His comments came Tuesday during a House Armed Services Committee hearing on the military's plans to shift strategic emphasis to the Asia-Pacific region. He was responding to questions from Rep. Jackie Speier, D-Calif., who cited a forthcoming report by the Pentagon's top weapons tester, J. Michael Gilmore, that concluded the aircraft isn't effective at such missions.

Gilmore, the Pentagon's director of operational testing and evaluation, in a report expected to be released Wednesday, "found the aircraft is not effective for the mission of hunting submarines or performing reconnaissance over large areas due to a number of major deficiencies,'" Speier said. "So tell me why the department decided to go into full-rate production anyway," she said, referring to the Pentagon's Jan. 3 authorization to increase production of the aircraft.

Kendall replied that the P-8 is being fielded in phases with incremental advances in technology.

"The capabilities that the DOT&E report talked about not being there are underway. They're coming," he said. "We're going to move onto wider-area surveillance capabilities I think within a few years. So the aircraft actually is, I think, a relatively successful program despite the tone of that report."

"So you just dispute the report outright?" Speier asked.

"The report is factually correct but it doesn't acknowledge the fact that this was the plan," Kendall said. "The plan was to develop a certain set and field a certain set of initial capabilities for local anti-submarine warfare capabilities and then add capabilities to that in increments. It's an acquisition strategy that has been used on a number of programs."

When Speier asked whether the plane's other mission components were performing to task, Kendall said the aircraft will initially be able to conduct anti-submarine warfare, or ASW, missions over a local area. After receiving additional sensor and processing packages, it will be able to do similar operations over a wider area, he said.

"But have we continued the production of this particular component, even though it has major deficiencies is my question," Speier said.
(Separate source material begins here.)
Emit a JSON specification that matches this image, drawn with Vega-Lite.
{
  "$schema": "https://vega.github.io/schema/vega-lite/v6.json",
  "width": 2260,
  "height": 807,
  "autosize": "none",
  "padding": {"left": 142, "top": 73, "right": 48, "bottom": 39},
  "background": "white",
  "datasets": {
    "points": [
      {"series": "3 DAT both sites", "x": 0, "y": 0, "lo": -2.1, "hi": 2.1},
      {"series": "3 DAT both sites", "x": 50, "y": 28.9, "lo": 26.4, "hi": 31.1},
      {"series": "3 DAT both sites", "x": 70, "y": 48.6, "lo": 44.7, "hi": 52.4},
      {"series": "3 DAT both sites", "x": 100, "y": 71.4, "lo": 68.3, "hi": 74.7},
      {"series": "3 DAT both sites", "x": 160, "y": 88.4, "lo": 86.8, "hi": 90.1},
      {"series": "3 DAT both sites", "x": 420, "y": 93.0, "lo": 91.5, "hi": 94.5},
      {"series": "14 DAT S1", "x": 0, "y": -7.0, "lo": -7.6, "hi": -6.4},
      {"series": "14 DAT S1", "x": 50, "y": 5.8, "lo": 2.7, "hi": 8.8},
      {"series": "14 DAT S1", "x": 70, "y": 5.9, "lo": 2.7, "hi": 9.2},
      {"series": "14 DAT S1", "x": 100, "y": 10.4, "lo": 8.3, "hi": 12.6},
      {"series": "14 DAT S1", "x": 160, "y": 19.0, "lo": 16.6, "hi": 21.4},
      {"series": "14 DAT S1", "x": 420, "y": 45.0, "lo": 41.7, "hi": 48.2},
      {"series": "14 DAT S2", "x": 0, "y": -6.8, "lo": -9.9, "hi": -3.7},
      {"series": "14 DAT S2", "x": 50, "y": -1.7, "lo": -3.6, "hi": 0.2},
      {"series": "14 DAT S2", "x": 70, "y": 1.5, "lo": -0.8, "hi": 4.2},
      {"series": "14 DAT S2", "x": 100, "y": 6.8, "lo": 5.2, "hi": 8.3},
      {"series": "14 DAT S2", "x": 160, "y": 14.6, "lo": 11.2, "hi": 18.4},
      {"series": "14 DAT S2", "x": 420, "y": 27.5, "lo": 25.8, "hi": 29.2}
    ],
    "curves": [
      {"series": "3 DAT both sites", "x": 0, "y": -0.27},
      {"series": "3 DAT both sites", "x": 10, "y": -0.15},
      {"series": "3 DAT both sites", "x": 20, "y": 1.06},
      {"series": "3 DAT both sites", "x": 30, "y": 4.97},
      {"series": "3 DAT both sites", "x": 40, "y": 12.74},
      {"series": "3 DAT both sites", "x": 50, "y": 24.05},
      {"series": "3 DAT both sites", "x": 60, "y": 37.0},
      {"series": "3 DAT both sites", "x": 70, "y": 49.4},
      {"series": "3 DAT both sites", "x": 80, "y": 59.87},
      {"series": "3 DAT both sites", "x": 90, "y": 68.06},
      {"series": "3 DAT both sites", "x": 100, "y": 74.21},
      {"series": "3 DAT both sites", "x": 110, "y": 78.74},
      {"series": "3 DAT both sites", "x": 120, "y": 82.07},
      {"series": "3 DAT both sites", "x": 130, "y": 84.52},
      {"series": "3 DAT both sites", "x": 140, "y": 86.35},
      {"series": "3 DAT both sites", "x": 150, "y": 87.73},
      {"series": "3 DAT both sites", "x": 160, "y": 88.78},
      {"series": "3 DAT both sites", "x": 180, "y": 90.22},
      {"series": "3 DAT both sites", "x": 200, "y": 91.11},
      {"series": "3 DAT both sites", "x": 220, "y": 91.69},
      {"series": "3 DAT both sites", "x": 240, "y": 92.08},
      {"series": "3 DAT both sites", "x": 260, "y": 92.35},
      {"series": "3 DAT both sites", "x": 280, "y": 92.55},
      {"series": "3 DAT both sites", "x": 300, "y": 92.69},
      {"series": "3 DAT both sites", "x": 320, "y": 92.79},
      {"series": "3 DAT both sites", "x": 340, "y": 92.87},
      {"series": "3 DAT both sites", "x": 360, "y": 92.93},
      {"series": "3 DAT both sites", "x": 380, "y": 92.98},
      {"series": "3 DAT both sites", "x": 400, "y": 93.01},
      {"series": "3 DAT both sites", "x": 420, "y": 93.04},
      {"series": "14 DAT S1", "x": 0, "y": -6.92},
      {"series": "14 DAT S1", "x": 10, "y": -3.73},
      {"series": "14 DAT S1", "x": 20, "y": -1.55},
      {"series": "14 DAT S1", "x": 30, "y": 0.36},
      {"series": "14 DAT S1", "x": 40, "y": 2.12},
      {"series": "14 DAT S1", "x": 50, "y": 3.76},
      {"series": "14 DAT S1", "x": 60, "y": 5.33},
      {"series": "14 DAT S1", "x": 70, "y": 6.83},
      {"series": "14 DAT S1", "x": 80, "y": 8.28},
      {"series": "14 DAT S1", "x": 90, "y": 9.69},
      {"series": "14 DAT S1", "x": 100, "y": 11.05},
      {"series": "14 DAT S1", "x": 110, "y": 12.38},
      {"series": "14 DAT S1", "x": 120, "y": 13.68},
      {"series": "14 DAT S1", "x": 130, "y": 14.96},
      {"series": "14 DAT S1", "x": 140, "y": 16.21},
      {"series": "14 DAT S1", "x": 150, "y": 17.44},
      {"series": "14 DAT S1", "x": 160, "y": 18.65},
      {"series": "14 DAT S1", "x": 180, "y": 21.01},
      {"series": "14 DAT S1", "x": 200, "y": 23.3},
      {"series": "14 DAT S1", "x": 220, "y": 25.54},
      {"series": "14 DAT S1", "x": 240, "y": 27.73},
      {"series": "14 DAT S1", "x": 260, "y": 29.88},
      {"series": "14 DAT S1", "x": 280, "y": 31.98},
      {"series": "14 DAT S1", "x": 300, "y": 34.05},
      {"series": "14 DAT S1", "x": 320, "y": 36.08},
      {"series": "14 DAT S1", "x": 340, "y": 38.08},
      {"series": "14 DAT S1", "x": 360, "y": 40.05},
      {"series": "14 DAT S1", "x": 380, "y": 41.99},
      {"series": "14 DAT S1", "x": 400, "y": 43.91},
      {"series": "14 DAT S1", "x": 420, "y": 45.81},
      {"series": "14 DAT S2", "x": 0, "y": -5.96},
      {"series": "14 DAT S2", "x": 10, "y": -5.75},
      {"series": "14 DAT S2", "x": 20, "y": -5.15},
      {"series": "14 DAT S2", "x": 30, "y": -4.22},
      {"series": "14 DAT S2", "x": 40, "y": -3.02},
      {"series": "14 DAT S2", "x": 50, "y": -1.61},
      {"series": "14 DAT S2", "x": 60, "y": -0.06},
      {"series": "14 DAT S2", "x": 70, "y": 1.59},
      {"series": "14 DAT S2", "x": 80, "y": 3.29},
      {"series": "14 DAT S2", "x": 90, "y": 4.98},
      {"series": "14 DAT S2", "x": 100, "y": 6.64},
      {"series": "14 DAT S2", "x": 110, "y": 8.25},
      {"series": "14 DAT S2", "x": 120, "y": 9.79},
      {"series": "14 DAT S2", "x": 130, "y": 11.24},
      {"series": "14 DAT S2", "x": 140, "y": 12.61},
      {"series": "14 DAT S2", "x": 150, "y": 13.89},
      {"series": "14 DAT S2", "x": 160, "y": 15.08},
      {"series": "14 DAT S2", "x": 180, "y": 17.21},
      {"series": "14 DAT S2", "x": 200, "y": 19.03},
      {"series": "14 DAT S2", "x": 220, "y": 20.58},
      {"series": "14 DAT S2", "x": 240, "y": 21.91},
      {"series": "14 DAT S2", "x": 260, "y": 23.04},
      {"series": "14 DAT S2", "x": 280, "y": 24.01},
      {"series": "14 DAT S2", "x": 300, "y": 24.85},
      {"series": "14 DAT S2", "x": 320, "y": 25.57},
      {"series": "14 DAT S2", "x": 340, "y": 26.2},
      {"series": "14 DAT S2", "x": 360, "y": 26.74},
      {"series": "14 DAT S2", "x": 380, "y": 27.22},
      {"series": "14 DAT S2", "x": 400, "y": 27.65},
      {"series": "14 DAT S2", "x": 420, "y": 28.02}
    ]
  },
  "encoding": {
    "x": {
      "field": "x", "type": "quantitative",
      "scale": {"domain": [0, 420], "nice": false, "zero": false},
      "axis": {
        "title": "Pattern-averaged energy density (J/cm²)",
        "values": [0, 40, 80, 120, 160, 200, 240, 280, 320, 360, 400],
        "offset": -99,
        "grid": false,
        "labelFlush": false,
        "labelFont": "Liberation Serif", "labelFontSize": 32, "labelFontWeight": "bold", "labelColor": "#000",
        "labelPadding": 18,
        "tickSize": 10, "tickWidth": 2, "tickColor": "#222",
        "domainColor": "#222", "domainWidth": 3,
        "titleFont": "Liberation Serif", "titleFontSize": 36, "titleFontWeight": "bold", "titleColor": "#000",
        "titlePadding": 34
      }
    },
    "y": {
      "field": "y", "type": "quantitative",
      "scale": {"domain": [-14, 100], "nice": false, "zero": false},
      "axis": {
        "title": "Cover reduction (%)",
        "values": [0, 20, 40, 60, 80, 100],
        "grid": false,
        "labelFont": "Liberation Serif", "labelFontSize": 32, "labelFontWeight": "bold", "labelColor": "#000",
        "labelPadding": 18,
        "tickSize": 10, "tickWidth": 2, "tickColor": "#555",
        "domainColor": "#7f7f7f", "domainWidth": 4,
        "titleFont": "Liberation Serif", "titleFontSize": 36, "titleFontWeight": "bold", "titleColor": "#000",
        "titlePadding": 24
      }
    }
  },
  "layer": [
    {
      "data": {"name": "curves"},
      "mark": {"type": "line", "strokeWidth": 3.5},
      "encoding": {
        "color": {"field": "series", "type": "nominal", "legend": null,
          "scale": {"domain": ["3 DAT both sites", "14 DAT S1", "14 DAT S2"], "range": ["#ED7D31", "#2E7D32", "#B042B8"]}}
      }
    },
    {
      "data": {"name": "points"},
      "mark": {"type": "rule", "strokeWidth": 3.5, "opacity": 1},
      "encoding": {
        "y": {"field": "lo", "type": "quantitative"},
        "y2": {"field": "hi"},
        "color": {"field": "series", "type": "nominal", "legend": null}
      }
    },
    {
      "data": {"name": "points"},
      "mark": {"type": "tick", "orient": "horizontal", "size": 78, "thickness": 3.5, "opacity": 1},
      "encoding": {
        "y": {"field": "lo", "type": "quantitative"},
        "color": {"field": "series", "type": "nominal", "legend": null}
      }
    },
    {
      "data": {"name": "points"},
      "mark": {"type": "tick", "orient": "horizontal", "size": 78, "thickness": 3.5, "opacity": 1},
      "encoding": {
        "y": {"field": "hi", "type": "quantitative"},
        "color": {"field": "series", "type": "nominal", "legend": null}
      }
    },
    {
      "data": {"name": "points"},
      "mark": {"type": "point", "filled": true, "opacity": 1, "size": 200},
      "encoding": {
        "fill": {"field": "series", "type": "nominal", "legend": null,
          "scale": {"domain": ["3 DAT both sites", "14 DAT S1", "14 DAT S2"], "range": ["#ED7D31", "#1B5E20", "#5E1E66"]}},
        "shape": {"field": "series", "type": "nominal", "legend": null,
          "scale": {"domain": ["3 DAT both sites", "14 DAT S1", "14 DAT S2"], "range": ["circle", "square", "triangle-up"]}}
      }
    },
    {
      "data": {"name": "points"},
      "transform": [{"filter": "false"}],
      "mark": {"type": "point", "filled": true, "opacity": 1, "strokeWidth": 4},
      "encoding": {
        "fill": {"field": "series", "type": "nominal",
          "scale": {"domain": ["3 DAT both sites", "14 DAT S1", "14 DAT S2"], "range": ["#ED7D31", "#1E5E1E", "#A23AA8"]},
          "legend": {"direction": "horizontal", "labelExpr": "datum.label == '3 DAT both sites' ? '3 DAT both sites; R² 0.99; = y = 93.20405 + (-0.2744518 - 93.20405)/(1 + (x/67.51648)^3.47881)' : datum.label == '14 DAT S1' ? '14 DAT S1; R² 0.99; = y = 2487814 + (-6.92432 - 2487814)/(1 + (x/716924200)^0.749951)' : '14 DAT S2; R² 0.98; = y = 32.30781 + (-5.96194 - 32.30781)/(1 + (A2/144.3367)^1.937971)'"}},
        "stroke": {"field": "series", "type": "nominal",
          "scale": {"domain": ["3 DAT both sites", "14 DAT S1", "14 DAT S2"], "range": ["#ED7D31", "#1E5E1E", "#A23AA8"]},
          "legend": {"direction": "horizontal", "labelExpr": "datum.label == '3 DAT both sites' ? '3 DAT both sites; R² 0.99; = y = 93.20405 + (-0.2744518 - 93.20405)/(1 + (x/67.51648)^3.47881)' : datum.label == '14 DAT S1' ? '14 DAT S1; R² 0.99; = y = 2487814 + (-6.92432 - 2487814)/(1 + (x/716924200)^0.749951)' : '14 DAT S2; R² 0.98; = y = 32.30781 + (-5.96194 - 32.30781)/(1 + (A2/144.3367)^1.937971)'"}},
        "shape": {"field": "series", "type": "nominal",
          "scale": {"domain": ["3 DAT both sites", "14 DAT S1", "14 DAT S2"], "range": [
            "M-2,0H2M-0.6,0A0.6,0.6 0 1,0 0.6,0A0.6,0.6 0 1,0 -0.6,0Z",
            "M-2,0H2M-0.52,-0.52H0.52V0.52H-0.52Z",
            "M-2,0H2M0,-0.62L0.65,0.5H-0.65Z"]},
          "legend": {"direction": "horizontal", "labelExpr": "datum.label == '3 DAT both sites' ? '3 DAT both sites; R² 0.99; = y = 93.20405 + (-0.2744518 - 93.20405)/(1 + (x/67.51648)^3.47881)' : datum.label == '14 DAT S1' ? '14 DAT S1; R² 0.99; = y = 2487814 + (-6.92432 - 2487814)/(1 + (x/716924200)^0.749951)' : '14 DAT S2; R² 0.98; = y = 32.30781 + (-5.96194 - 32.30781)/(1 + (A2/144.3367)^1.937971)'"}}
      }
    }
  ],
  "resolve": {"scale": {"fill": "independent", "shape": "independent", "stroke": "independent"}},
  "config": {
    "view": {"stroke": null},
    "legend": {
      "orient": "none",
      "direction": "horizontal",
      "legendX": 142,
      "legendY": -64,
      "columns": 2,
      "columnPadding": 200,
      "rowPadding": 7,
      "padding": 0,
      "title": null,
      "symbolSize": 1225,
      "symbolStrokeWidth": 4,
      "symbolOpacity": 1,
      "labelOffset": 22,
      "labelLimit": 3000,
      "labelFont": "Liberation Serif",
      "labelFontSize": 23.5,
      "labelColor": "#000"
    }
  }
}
"When you say deficiencies, what that means is, it can't do certain things," Kendall replied. "It doesn't mean that it's a bad design. It doesn't mean that there are problems with the airplane. It's a very good product."

The Pentagon's inspector general's office in a report last year said the Navy needs to conduct more “critical testing” of the aircraft deciding to buy production models of the plane. The manufacturer later dismissed the report, saying it was satisfying the service's flight-testing program.

The P-8 Poseidon made by Chicago-based Boeing is based on the company’s commercial 737–800 twin-engine narrow-body airliner. The naval version is designed to replace the P-3C Orion made by Bethesda, Md.-based Lockheed Martin Corp, in conducting long-range missions to hunt submarines, among other ships, and collect intelligence.

Six of the P-8 planes in recent months were transferred to the Naval Air Facility Atsugi, Japan, as part of the so-called Pacific pivot.

"This is a super aircraft," Adm. Harry Harris, commander of the Navy's Pacific Fleet, said after flying in one as part of an eight-hour maritime surveillance mission last week over the East China Sea, according to an official press release. "In my opinion, the P-8A is exceeding its key performance parameters by a wide margin."